The number of children with special educational needs plans surged by another 10 per cent in a year, official data has revealed.
According to figures from the Department for Education (DfE), there were 638,700 children and young people with an education, health and care (EHC) plan in January this year.
This was 10.8 per cent higher than in January 2024, when there were 576,474 children and young people with an EHC plan.
An EHC plan is a legal document that sets out what support a child or young person requires for their special educational needs.
The number of EHC plans has increased each year since their introduction in 2014.
This has increased the pressure on cash-strapped local councils, who are responsible for ensuring that all needs set out in an EHC plan are met.
Education Secretary Bridget Phillipson last week admitted the Government needed to ‘think differently’ about the system of EHC plans as it is ‘just not working’.
‘This is not about taking away support for families or children,’ she told MPs.

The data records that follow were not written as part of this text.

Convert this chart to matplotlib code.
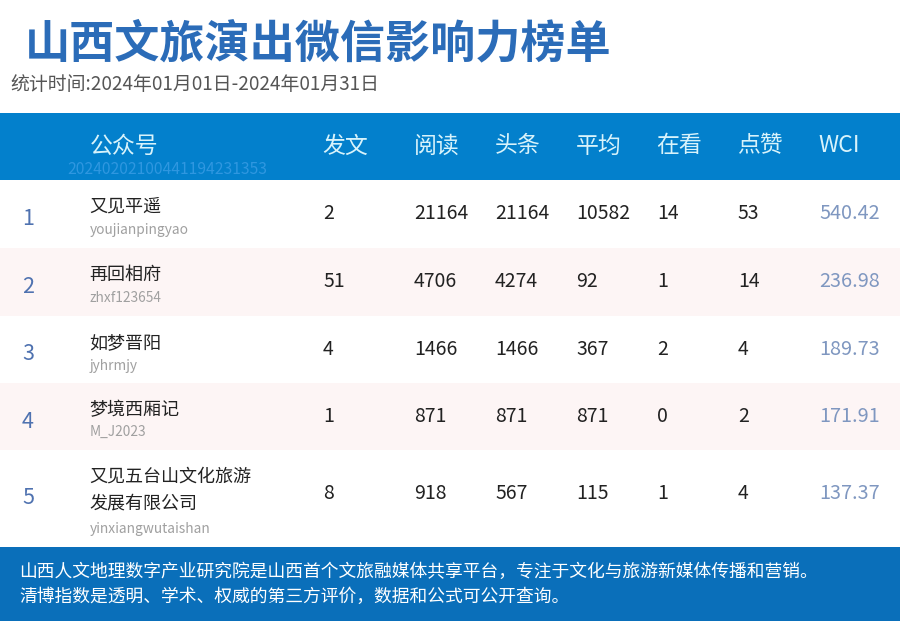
import matplotlib
matplotlib.use("Agg")
import matplotlib.pyplot as plt
from matplotlib.patches import Rectangle

plt.rcParams['font.family'] = ['Noto Sans CJK SC', 'DejaVu Sans']

title = "山西文旅演出微信影响力榜单"
subtitle = "统计时间:2024年01月01日-2024年01月31日"
headers = ["公众号", "发文", "阅读", "头条", "平均", "在看", "点赞", "WCI"]
stamp = "20240202100441194231353"
ranks = ["1", "2", "3", "4", "5"]
names = ["又见平遥", "再回相府", "如梦晋阳", "梦境西厢记", "又见五台山文化旅游\n发展有限公司"]
ids = ["youjianpingyao", "zhxf123654", "jyhrmjy", "M_J2023", "yinxiangwutaishan"]
posts = ["2", "51", "4", "1", "8"]
reads = ["21164", "4706", "1466", "871", "918"]
heads = ["21164", "4274", "1466", "871", "567"]
avgs = ["10582", "92", "367", "871", "115"]
watching = ["14", "1", "2", "0", "1"]
likes = ["53", "14", "4", "2", "4"]
wci = ["540.42", "236.98", "189.73", "171.91", "137.37"]
footer = ["山西人文地理数字产业研究院是山西首个文旅融媒体共享平台，专注于文化与旅游新媒体传播和营销。",
          "清博指数是透明、学术、权威的第三方评价，数据和公式可公开查询。"]

W, H = 900, 621
fig = plt.figure(figsize=(9, 6.21), dpi=100, facecolor="white")
ax = fig.add_axes([0, 0, 1, 1])
ax.set_xlim(0, W)
ax.set_ylim(H, 0)
ax.axis("off")

row_edges = [180, 248, 316, 383, 450, 547]
row_fill = ["#ffffff", "#fdf5f5", "#ffffff", "#fdf5f5", "#ffffff"]
col_x = [323, 414, 495, 576, 657, 738, 819]
head_x = [90] + col_x

ax.add_patch(Rectangle((0, 113), W, 67, fc="#0380cc", ec="none"))
ax.add_patch(Rectangle((0, 547), W, 74, fc="#0a6fba", ec="none"))
for i, c in enumerate(row_fill):
    ax.add_patch(Rectangle((0, row_edges[i]), W, row_edges[i + 1] - row_edges[i], fc=c, ec="none"))

ax.text(24.5, 44, title, fontsize=32.5, fontweight="bold", color="#2b6cb8", va="center", ha="left")
ax.text(10, 85, subtitle, fontsize=13.6, color="#555555", va="center", ha="left")

for x, h in zip(head_x, headers):
    ax.text(x - 0.5, 146, h, fontsize=16.5, color="#d8f3fb", va="center", ha="left")
ax.text(67, 170, stamp, fontsize=11.3, color="#2f97e0", va="center", ha="left")

rank_base = [225, 293, 360, 428, 504]
name_y = [207, 275, 343, 410, 490]
id_y = [230, 298, 366, 432, 529]
val_base = [219, 287, 355, 422, 499]
columns = [posts, reads, heads, avgs, watching, likes]

for i in range(5):
    ax.text(22, rank_base[i], ranks[i], fontsize=15.5, color="#4f72b0", va="baseline", ha="left")
    ax.text(89.5, name_y[i], names[i], fontsize=13, color="#222222", va="center", ha="left", linespacing=1.6)
    ax.text(90, id_y[i], ids[i], fontsize=9.9, color="#a0a0a0", va="center", ha="left")
    for x, col in zip(col_x, columns):
        ax.text(x, val_base[i], col[i], fontsize=14, color="#222222", va="baseline", ha="left")
    ax.text(819, val_base[i], wci[i], fontsize=14.3, color="#7f97c0", va="baseline", ha="left")

ax.text(19, 572, footer[0], fontsize=12.8, color="#ffffff", va="center", ha="left")
ax.text(19, 597, footer[1], fontsize=12.8, color="#ffffff", va="center", ha="left")

fig.savefig("out.png", dpi=100, facecolor="white")
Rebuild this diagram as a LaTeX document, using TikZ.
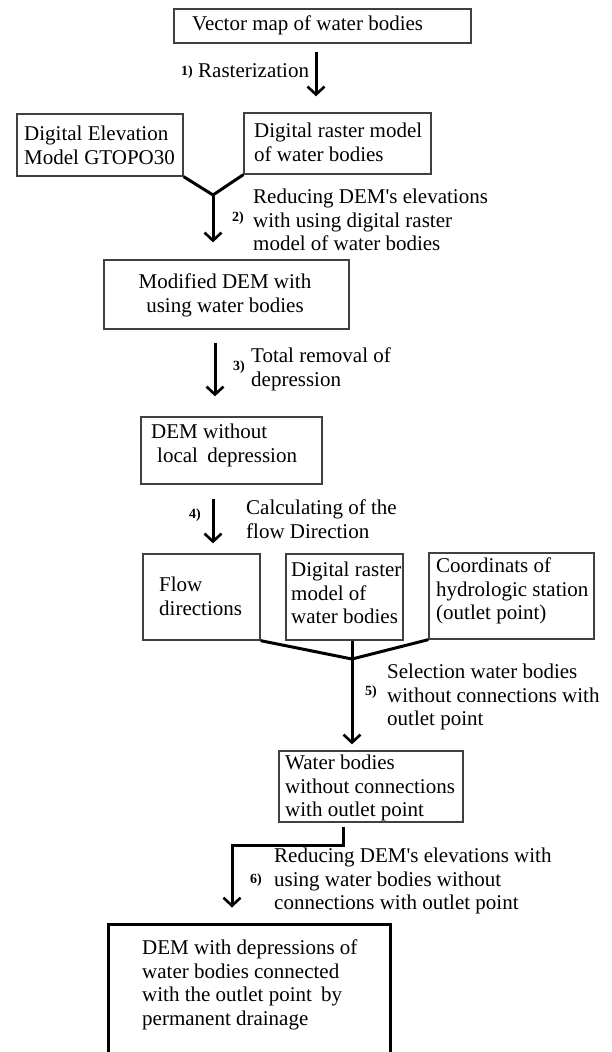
\documentclass[tikz,border=0pt]{standalone}
\usepackage{fontspec}
\setmainfont{Liberation Serif}
\usetikzlibrary{arrows.meta,calc}
\tikzset{
  box/.style={draw=black!75, line width=1.3pt, rectangle, inner sep=0pt},
  finalbox/.style={draw=black, line width=3pt, rectangle, inner sep=0pt},
  txt/.style={inner sep=0pt, anchor=north west, align=left, font=\fontsize{21}{23.5}\selectfont},
  num/.style={inner sep=0pt, anchor=west, font=\fontsize{14}{16}\selectfont\bfseries},
  conn/.style={draw=black, line width=3pt},
  arr/.style={conn, -{Straight Barb[length=8pt,width=17pt,line width=2.6pt]}},
}
\begin{document}
\begin{tikzpicture}[x=1pt,y=-1pt]
\useasboundingbox (0,0) rectangle (611,1052);
\clip (0,0) rectangle (611,1052);
\fill[white] (0,0) rectangle (611,1052);

% boxes
\node[box, minimum width=297pt, minimum height=34pt] (vec) at (322.5,26) {};
\node[box, minimum width=166pt, minimum height=62pt] (gtopo) at (100,145) {};
\node[box, minimum width=187pt, minimum height=61pt] (drm1) at (337.5,143.5) {};
\node[box, minimum width=245pt, minimum height=69pt] (mod) at (226.5,294.5) {};
\node[box, minimum width=181pt, minimum height=67pt] (nodep) at (231.5,450.5) {};
\node[box, minimum width=117pt, minimum height=86pt] (flow) at (201.5,597) {};
\node[box, minimum width=117pt, minimum height=86pt] (drm2) at (344.5,597) {};
\node[box, minimum width=165pt, minimum height=86pt] (coord) at (511.5,596) {};
\node[box, minimum width=184pt, minimum height=71pt] (wb) at (371,786.5) {};
\node[finalbox, minimum width=282pt, minimum height=156pt] (final) at (249,1002) {};

% box texts
\node[txt] (vect) at (192,14) {\strut Vector map of water bodies};
\node[txt] (gtopot) at (24,124) {\strut Digital Elevation\\\strut Model GTOPO30};
\node[txt] (drm1t) at (254,121) {\strut Digital raster model\\\strut of water bodies};
\node[txt, anchor=north, align=center] (modt) at (225,272) {\strut Modified DEM with\\\strut using water bodies};
\node[txt] (nodept) at (151,422) {\strut DEM without\\\strut\hspace{6pt}local\hspace{4pt} depression};
\node[txt] (flowt) at (159,575) {\strut Flow\\\strut directions};
\node[txt] (drm2t) at (291,560) {\strut Digital raster\\\strut model of\\\strut water bodies};
\node[txt] (coordt) at (436,556) {\strut Coordinats of\\\strut hydrologic station\\\strut (outlet point)};
\node[txt] (wbt) at (285,753) {\strut Water bodies\\\strut without connections\\\strut with outlet point};
\node[txt] (finalt) at (142,938) {\strut DEM with depressions of\\\strut water bodies connected\\\strut with the outlet point\hspace{4pt} by\\\strut permanent drainage};

% step labels
\node[num] (n1) at (181,72) {1)};
\node[txt] (s1) at (198,61) {\strut Rasterization};
\node[num] (n2) at (232,218) {2)};
\node[txt] (s2) at (253,187) {\strut Reducing DEM\textquotesingle s elevations\\\strut with using digital raster\\\strut model of water bodies};
\node[num] (n3) at (233,367) {3)};
\node[txt] (s3) at (251,346) {\strut Total removal of\\\strut depression};
\node[num] (n4) at (189,515) {4)};
\node[txt] (s4) at (246,498) {\strut Calculating of the\\\strut flow Direction};
\node[num] (n5) at (365,692) {5)};
\node[txt] (s5) at (387,662) {\strut Selection water bodies\\\strut without connections with\\\strut outlet point};
\node[num] (n6) at (250,880) {6)};
\node[txt] (s6) at (274,846) {\strut Reducing DEM\textquotesingle s elevations with\\\strut using water bodies without\\\strut connections with outlet point};

% connectors
\draw[arr, shorten <=8pt, shorten >=16pt] ([xshift=-6.5pt]vec.south) -- ([xshift=-6.5pt]vec.south |- drm1.north);

\coordinate (j1) at (213,195);
\draw[conn, line join=miter] (gtopo.south east) -- (j1) -- (drm1.south west);
\draw[arr, shorten >=17pt] (j1) -- (j1 |- mod.north);

\draw[arr, shorten <=13pt, shorten >=20pt] ([xshift=-11.5pt]mod.south) -- ([xshift=-11.5pt]mod.south |- nodep.north);

\draw[arr, shorten <=14pt, shorten >=10pt] ([xshift=-18.5pt]nodep.south) -- ([xshift=-18.5pt]nodep.south |- flow.north);

\coordinate (j2) at (352,659);
\draw[conn, line join=miter] (flow.south east) -- (j2) -- (coord.south west);
\draw[conn] (j2 |- drm2.south) -- (j2);
\draw[arr, shorten >=6pt] (j2) -- (j2 |- wb.north);

\draw[arr, line join=miter, shorten <=4pt, shorten >=15pt] ([xshift=-28pt]wb.south) -- ++(0,23) -| ([xshift=-17pt]final.north);
\end{tikzpicture}
\end{document}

Ms Phillipson added: ‘It is about making sure that there is much earlier identification of need and that support is put in place much more rapidly, including ahead of any formal diagnosis.’
Further data published on Thursday showed 5.3 per cent of pupils in English schools now have an EHC plan, which is up from 4.8 per cent last year.
It also revealed there are now 1.28 million pupils in English schools who receive special educational needs (SEN) support without an EHC plan.
This was up by 3.7 per cent from 2024.
The most common type of need for those with an EHC plan is autistic spectrum disorder, DfE said.
And for those with SEN support it is speech, language and communication needs.
Funding for special educational needs and disabilities (SEND)in England is not allocated as a separate amount per pupil.
It is instead part of the overall ‘dedicated schools grant’ allocated to each local authority.
Council leaders have warned they are facing ‘unmanageable’ SEND deficits, which has left many town halls facing bankruptcy over the coming years.
Parliament’s spending watchdog has also criticised the ‘chaotic’ system for accessing SEND support in damning report earlier this year.
A wide variation in waiting times for EHCPs across the country has been branded a ‘postcode lottery’.
Dame Christine Lenehan, DfE’s strategic adviser on SEND, last month said the Government is ‘considering whether EHC plans are the right vehicle to go forward’.
She told Tes magazine: ‘They were introduced in 2014; is this the right system for supporting children’s needs?’
Dame Christine also told a panel event at the Schools and Academies Show that reforms would be about changing ‘the bureaucratic nightmare we seem to have got ourselves into, which is actually unhelpful and doesn’t deliver the outcomes for children that we want’.
She said: ‘It started off in 2014 as a system for a very small group of children, children who actively needed the engagement of health, care and education in order to meet their outcomes.’
Dame Christine said the system has ‘expanded and expanded’ and suggested that most pupils with an EHCP in place ‘don’t need health and care, they need a really good, focused education’.
‘We need to really think about that because local authorities… are spending huge amounts of money to develop plans that schools then can’t implement and that make no sense to anyone,’ she added.
‘Part of what we are looking at here is a system that is financially bankrupt, but also a system that does not deliver the best outcomes for children, and parents are caught in the middle of it.’
In April, Reform UK leader Nigel Farage clashed with charities as he claimed family doctors are ‘massively over-diagnosing’ children with special educational needs and disabilities.
During a press conference in Dover, Kent, Mr Farage bemoaned an overdiagnosis of ‘those with mental illness problems and… other general behavioural disabilities’.
The Reform leader said: ‘So many of these diagnoses – for SEND before 18, for disability register after 18 – so many of these have been conducted on Zoom, with the family GP. I think that is a massive mistake.’
But charity bosses condemned the Reform leader’s comments as ‘wildly inaccurate’.
Mel Merritt, head of policy and campaigns at the National Autistic Society, said: ‘For the record, absolutely no one has got an autism diagnosis through the GP – this is just incorrect, wrong, fake news.
‘Children with SEND and disabled adults, including autistic people, are not victims who are being ‘over diagnosed’.
‘They are people who face huge delays and long fights to get the most basic support across every aspect of their lives, including diagnosis, education, health and social care.
‘Spreading misinformation only perpetuates stigma and makes life harder.’